Things to keep in mind

  • You're never done with EDA. With every analytical result, you want to return to EDA, make sure the result makes sense, test other questions that come up because of it.
  • Stay open-minded. You're supposed to be challenging your assumptions and those of the stakeholder who you're performing the analysis for.
  • Repeat EDA for every new problem. Just because you've done EDA on a dataset before doesn't mean you shouldn't do it again for the next problem. You need to look at the data through the lense of the problem at hand and you will likely have different areas of investigation.

The game plan

Exploratory data analysis consists of the following major tasks, which we present linearly here because each task doesn't make much sense to do without the ones prior to it. However, in reality, you are going to constantly jump around from step to step. You may want to do all the steps for a subset of the variables first. Or often, an observation will bring up a question you want to investigate and you'll branch off and explore to answer that question before returning down the main path of exhaustive EDA.

  1. Form hypotheses/develop investigation themes to explore
  2. Wrangle data
  3. Assess data quality and profile
  4. Explore each individual variable in the dataset
  5. Assess the relationship between each variable and the target
  6. Assess interactions between variables
  7. Explore data across many dimensions

Throughout the entire analysis you want to:

  • Capture a list of hypotheses and questions that come up for further exploration.
  • Record things to watch out for/ be aware of in future analyses.
  • Show intermediate results to colleagues to get a fresh perspective, feedback, domain knowledge. Don't do EDA in a bubble! Get feedback throughout especially from people removed from the problem and/or with relevant domain knowledge.
  • Position visuals and results together. EDA relies on your natural pattern recognition abilities so maximize what you'll find by putting visualizations and results in close proximity.

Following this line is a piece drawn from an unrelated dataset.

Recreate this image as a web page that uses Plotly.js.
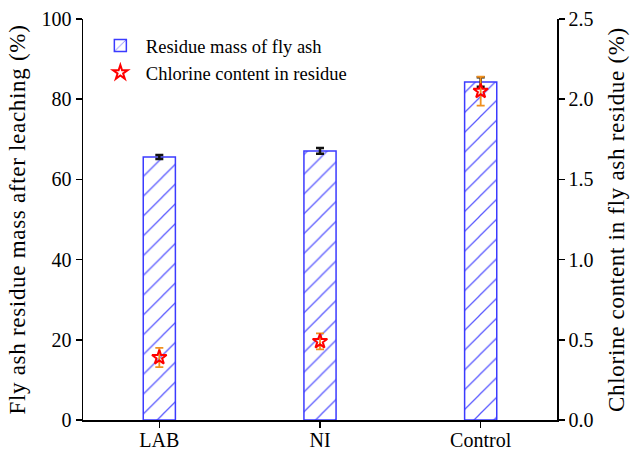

1. Brainstorm areas of investigation

Yes, you're exploring, but that doesn't mean it's a free for all.

  • What do you need to understand the question you're trying to answer?
  • List before diving in and update throughout the analysis

2. Wrangle the data

  • Make your data tidy.
    1. Each variable forms a column
    2. Each observation forms a row
    3. Each type of observational unit forms a table
  • Transform data
    • Log
    • Binning
    • Aggegration into higher level categories

3. Assess data quality and profile

  • What data isn’t there?
  • Is the data that is there right?
  • Is the data being generated in the way you think?

4. Explore each individual variable in the dataset

  • What does each field in the data look like?
  • How can each variable be described by a few key values?
  • Are the assumptions often made in modeling valid?

5. Assess the relationship between each variable and the target

How does each variable interact with the target variable?

Assess each relationship’s:

  • Linearity
  • Direction
  • Rough size
  • Strength

6. Assess interactions between the variables

  • How do the variables interact with each other?
  • What is the linearity, direction, rough size, and strength of the relationships between pairs of variables?

7. Explore data across many dimensions

Are there patterns across many of the variables?

Our objectives for this tutorial

Our objectives for this tutorial are to help you:

  • Develop the EDA mindset
    • Questions to consider while exploring
    • Things to look out for
  • Learn basic methods for effective EDA
    • Slicing and dicing
    • Calculating summary statistics
    • Basic plotting
    • Basic mapping
    • Using widgets for interactive exploration

The actual exploration you do in this tutorial is yours. We have no answers or set of conclusions we think you should come to about the datasets. Our goal is simply to aid in making your exploration as effective as possible.